# [TASK OBJECTIVE]
Quote the listing below in full and exactly as written, but omit every picture.

== INFORMATION SHOWN ==

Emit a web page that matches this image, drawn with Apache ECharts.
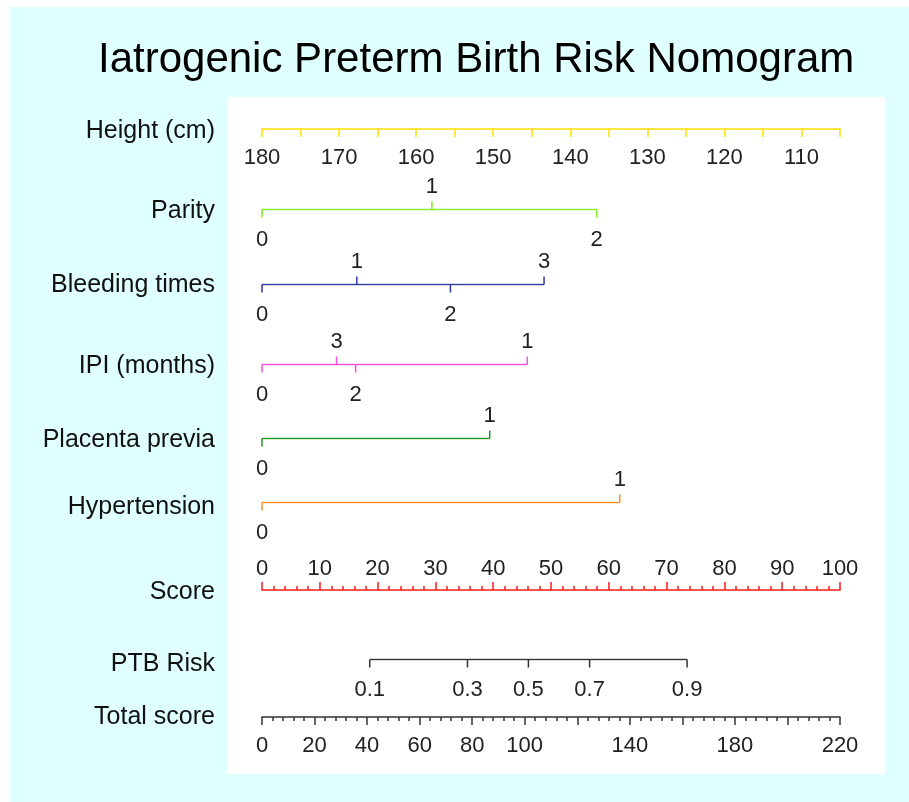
<!DOCTYPE html>
<html>
<head>
<meta charset="utf-8">
<script src="https://cdn.jsdelivr.net/npm/echarts@6/dist/echarts.min.js"></script>
<style>
  html, body { margin: 0; padding: 0; background: #fff; }
  #main { width: 909px; height: 802px; }
</style>
</head>
<body>
<div id="main"></div>
<script>
// row names, top to bottom
const varNames = ["Height (cm)", "Parity", "Bleeding times", "IPI (months)", "Placenta previa", "Hypertension", "Score", "PTB Risk", "Total score"];

// height axis: 180 cm = 0 points, 105 cm = 100 points
const heightMin = 105;
const heightMax = 180;
const heightLabels = [180, 170, 160, 150, 140, 130, 120, 110];

// points of each level
const parityLevels = ["0", "1", "2"];
const parityPoints = [0, 29.4, 57.9];
const bleedLevels = ["0", "1", "2", "3"];
const bleedPoints = [0, 16.4, 32.6, 48.8];
const ipiLevels = ["0", "1", "2", "3"];
const ipiPoints = [0, 45.9, 16.2, 12.9];
const placentaLevels = ["0", "1"];
const placentaPoints = [0, 39.4];
const hyperLevels = ["0", "1"];
const hyperPoints = [0, 61.9];

// total score axis and risk scale
const totalLabels = [0, 20, 40, 60, 80, 100, 140, 180, 220];
const riskLabels = ["0.1", "0.3", "0.5", "0.7", "0.9"];
const riskTotals = [41.0, 78.2, 101.4, 124.7, 161.8];

// layout
const rowY = [128, 209, 284, 364, 438, 502, 590, 659, 716];
const rowLabelShift = [3, 2, 1, 2, 2, 5, 2, 5, 1];
const colors = ["#ffe000", "#80ee22", "#2b3a9c", "#ff4ee0", "#1c981c", "#ff8c24", "#ff1a1a", "#333333", "#333333"];
const labelFont = "'Liberation Sans', Arial, sans-serif";
const tickFont = "'Liberation Sans', Arial, sans-serif";
const tickSize = 22;

const chart = echarts.init(document.getElementById("main"));

const grids = rowY.map(y => ({ left: 262, width: 578, top: y, height: 1 }));
const yAxes = rowY.map((y, i) => ({
  gridIndex: i,
  type: "category",
  data: [varNames[i]],
  axisLine: { show: false },
  axisTick: { show: false },
  axisLabel: {
    margin: 47, fontSize: 25, color: "#111", fontFamily: labelFont,
    verticalAlign: "top", lineHeight: rowLabelShift[i] * 2
  }
}));

function hidden(i, max) {
  return { gridIndex: i, type: "value", min: 0, max: max, show: false };
}

function shownAxis(i, extra) {
  const c = colors[i];
  return Object.assign({
    gridIndex: i, type: "value",
    axisLine: { show: true, onZero: false, lineStyle: { color: c, width: 1.5 } },
    axisTick: { show: true, length: 8, lineStyle: { color: c, width: 1.5 } },
    splitLine: { show: false }
  }, extra);
}

const xAxes = [
  shownAxis(0, {
    min: heightMin, max: heightMax, interval: 5, inverse: true, position: "bottom",
    axisLabel: { formatter: v => (heightLabels.includes(v) ? v : ""), margin: 18, fontSize: tickSize, color: "#222", fontFamily: tickFont }
  }),
  hidden(1, 100), hidden(2, 100), hidden(3, 100), hidden(4, 100), hidden(5, 100),
  shownAxis(6, {
    min: 0, max: 100, interval: 10, position: "top",
    minorTick: { show: true, splitNumber: 5, length: 4, lineStyle: { color: colors[6], width: 1.5 } },
    axisLabel: { margin: 10, fontSize: tickSize, color: "#222", fontFamily: tickFont }
  }),
  hidden(7, 220),
  shownAxis(8, {
    min: 0, max: 220, interval: 20, position: "bottom",
    minorTick: { show: true, splitNumber: 5, length: 4, lineStyle: { color: colors[8], width: 1.5 } },
    axisLabel: { formatter: v => (totalLabels.includes(v) ? v : ""), margin: 18, fontSize: tickSize, color: "#222", fontFamily: tickFont }
  })
];

// one bracketed scale: horizontal line + ticks with labels alternating below / above
function scaleSeries(i, levels, points, allBelow) {
  const order = points.map((p, k) => k).sort((a, b) => points[a] - points[b]);
  const side = [];
  order.forEach((k, r) => { side[k] = allBelow ? -1 : (r % 2 === 0 ? -1 : 1); });
  const color = colors[i];
  return [
    {
      type: "line", xAxisIndex: i, yAxisIndex: i, silent: true, symbol: "none",
      lineStyle: { color: color, width: 1.5 },
      data: [[Math.min(...points), 0], [Math.max(...points), 0]]
    },
    {
      type: "custom", xAxisIndex: i, yAxisIndex: i, silent: true,
      data: points.map((p, k) => [p, 0]),
      renderItem: function (params, api) {
        const k = params.dataIndex;
        const c = api.coord([api.value(0), api.value(1)]);
        const s = side[k];
        return {
          type: "group",
          children: [
            { type: "line", shape: { x1: c[0], y1: c[1], x2: c[0], y2: c[1] - s * 8 }, style: { stroke: color, lineWidth: 1.5 } },
            {
              type: "text",
              style: {
                text: levels[k], x: c[0], y: s > 0 ? c[1] - 23 : c[1] + 30,
                align: "center", verticalAlign: "middle",
                fontSize: tickSize, fontFamily: tickFont, fill: "#222"
              }
            }
          ]
        };
      }
    }
  ];
}

const series = [].concat(
  scaleSeries(1, parityLevels, parityPoints, false),
  scaleSeries(2, bleedLevels, bleedPoints, false),
  scaleSeries(3, ipiLevels, ipiPoints, false),
  scaleSeries(4, placentaLevels, placentaPoints, false),
  scaleSeries(5, hyperLevels, hyperPoints, false),
  scaleSeries(7, riskLabels, riskTotals, true)
);

chart.setOption({
  animation: false,
  backgroundColor: "#ffffff",
  title: {
    text: "Iatrogenic Preterm Birth Risk Nomogram",
    left: 93, top: 34,
    textStyle: { fontSize: 42, fontWeight: "normal", color: "#000", fontFamily: labelFont }
  },
  graphic: [
    { type: "rect", z: -10, shape: { x: 10, y: 7, width: 899, height: 795 }, style: { fill: "#e0ffff" } },
    { type: "rect", z: -9, shape: { x: 228, y: 97, width: 657, height: 677 }, style: { fill: "#ffffff" } }
  ],
  grid: grids,
  xAxis: xAxes,
  yAxis: yAxes,
  series: series
});
</script>
</body>
</html>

===

# [RESPONSE]
Emit a web page that matches this image, drawn with Apache ECharts.
<!DOCTYPE html>
<html>
<head>
<meta charset="utf-8">
<script src="https://cdn.jsdelivr.net/npm/echarts@6/dist/echarts.min.js"></script>
<style>
  html, body { margin: 0; padding: 0; background: #fff; }
  #main { width: 909px; height: 802px; }
</style>
</head>
<body>
<div id="main"></div>
<script>
// row names, top to bottom
const varNames = ["Height (cm)", "Parity", "Bleeding times", "IPI (months)", "Placenta previa", "Hypertension", "Score", "PTB Risk", "Total score"];

// height axis: 180 cm = 0 points, 105 cm = 100 points
const heightMin = 105;
const heightMax = 180;
const heightLabels = [180, 170, 160, 150, 140, 130, 120, 110];

// points of each level
const parityLevels = ["0", "1", "2"];
const parityPoints = [0, 29.4, 57.9];
const bleedLevels = ["0", "1", "2", "3"];
const bleedPoints = [0, 16.4, 32.6, 48.8];
const ipiLevels = ["0", "1", "2", "3"];
const ipiPoints = [0, 45.9, 16.2, 12.9];
const placentaLevels = ["0", "1"];
const placentaPoints = [0, 39.4];
const hyperLevels = ["0", "1"];
const hyperPoints = [0, 61.9];

// total score axis and risk scale
const totalLabels = [0, 20, 40, 60, 80, 100, 140, 180, 220];
const riskLabels = ["0.1", "0.3", "0.5", "0.7", "0.9"];
const riskTotals = [41.0, 78.2, 101.4, 124.7, 161.8];

// layout
const rowY = [128, 209, 284, 364, 438, 502, 590, 659, 716];
const rowLabelShift = [3, 2, 1, 2, 2, 5, 2, 5, 1];
const colors = ["#ffe000", "#80ee22", "#2b3a9c", "#ff4ee0", "#1c981c", "#ff8c24", "#ff1a1a", "#333333", "#333333"];
const labelFont = "'Liberation Sans', Arial, sans-serif";
const tickFont = "'Liberation Sans', Arial, sans-serif";
const tickSize = 22;

const chart = echarts.init(document.getElementById("main"));

const grids = rowY.map(y => ({ left: 262, width: 578, top: y, height: 1 }));
const yAxes = rowY.map((y, i) => ({
  gridIndex: i,
  type: "category",
  data: [varNames[i]],
  axisLine: { show: false },
  axisTick: { show: false },
  axisLabel: {
    margin: 47, fontSize: 25, color: "#111", fontFamily: labelFont,
    verticalAlign: "top", lineHeight: rowLabelShift[i] * 2
  }
}));

function hidden(i, max) {
  return { gridIndex: i, type: "value", min: 0, max: max, show: false };
}

function shownAxis(i, extra) {
  const c = colors[i];
  return Object.assign({
    gridIndex: i, type: "value",
    axisLine: { show: true, onZero: false, lineStyle: { color: c, width: 1.5 } },
    axisTick: { show: true, length: 8, lineStyle: { color: c, width: 1.5 } },
    splitLine: { show: false }
  }, extra);
}

const xAxes = [
  shownAxis(0, {
    min: heightMin, max: heightMax, interval: 5, inverse: true, position: "bottom",
    axisLabel: { formatter: v => (heightLabels.includes(v) ? v : ""), margin: 18, fontSize: tickSize, color: "#222", fontFamily: tickFont }
  }),
  hidden(1, 100), hidden(2, 100), hidden(3, 100), hidden(4, 100), hidden(5, 100),
  shownAxis(6, {
    min: 0, max: 100, interval: 10, position: "top",
    minorTick: { show: true, splitNumber: 5, length: 4, lineStyle: { color: colors[6], width: 1.5 } },
    axisLabel: { margin: 10, fontSize: tickSize, color: "#222", fontFamily: tickFont }
  }),
  hidden(7, 220),
  shownAxis(8, {
    min: 0, max: 220, interval: 20, position: "bottom",
    minorTick: { show: true, splitNumber: 5, length: 4, lineStyle: { color: colors[8], width: 1.5 } },
    axisLabel: { formatter: v => (totalLabels.includes(v) ? v : ""), margin: 18, fontSize: tickSize, color: "#222", fontFamily: tickFont }
  })
];

// one bracketed scale: horizontal line + ticks with labels alternating below / above
function scaleSeries(i, levels, points, allBelow) {
  const order = points.map((p, k) => k).sort((a, b) => points[a] - points[b]);
  const side = [];
  order.forEach((k, r) => { side[k] = allBelow ? -1 : (r % 2 === 0 ? -1 : 1); });
  const color = colors[i];
  return [
    {
      type: "line", xAxisIndex: i, yAxisIndex: i, silent: true, symbol: "none",
      lineStyle: { color: color, width: 1.5 },
      data: [[Math.min(...points), 0], [Math.max(...points), 0]]
    },
    {
      type: "custom", xAxisIndex: i, yAxisIndex: i, silent: true,
      data: points.map((p, k) => [p, 0]),
      renderItem: function (params, api) {
        const k = params.dataIndex;
        const c = api.coord([api.value(0), api.value(1)]);
        const s = side[k];
        return {
          type: "group",
          children: [
            { type: "line", shape: { x1: c[0], y1: c[1], x2: c[0], y2: c[1] - s * 8 }, style: { stroke: color, lineWidth: 1.5 } },
            {
              type: "text",
              style: {
                text: levels[k], x: c[0], y: s > 0 ? c[1] - 23 : c[1] + 30,
                align: "center", verticalAlign: "middle",
                fontSize: tickSize, fontFamily: tickFont, fill: "#222"
              }
            }
          ]
        };
      }
    }
  ];
}

const series = [].concat(
  scaleSeries(1, parityLevels, parityPoints, false),
  scaleSeries(2, bleedLevels, bleedPoints, false),
  scaleSeries(3, ipiLevels, ipiPoints, false),
  scaleSeries(4, placentaLevels, placentaPoints, false),
  scaleSeries(5, hyperLevels, hyperPoints, false),
  scaleSeries(7, riskLabels, riskTotals, true)
);

chart.setOption({
  animation: false,
  backgroundColor: "#ffffff",
  title: {
    text: "Iatrogenic Preterm Birth Risk Nomogram",
    left: 93, top: 34,
    textStyle: { fontSize: 42, fontWeight: "normal", color: "#000", fontFamily: labelFont }
  },
  graphic: [
    { type: "rect", z: -10, shape: { x: 10, y: 7, width: 899, height: 795 }, style: { fill: "#e0ffff" } },
    { type: "rect", z: -9, shape: { x: 228, y: 97, width: 657, height: 677 }, style: { fill: "#ffffff" } }
  ],
  grid: grids,
  xAxis: xAxes,
  yAxis: yAxes,
  series: series
});
</script>
</body>
</html>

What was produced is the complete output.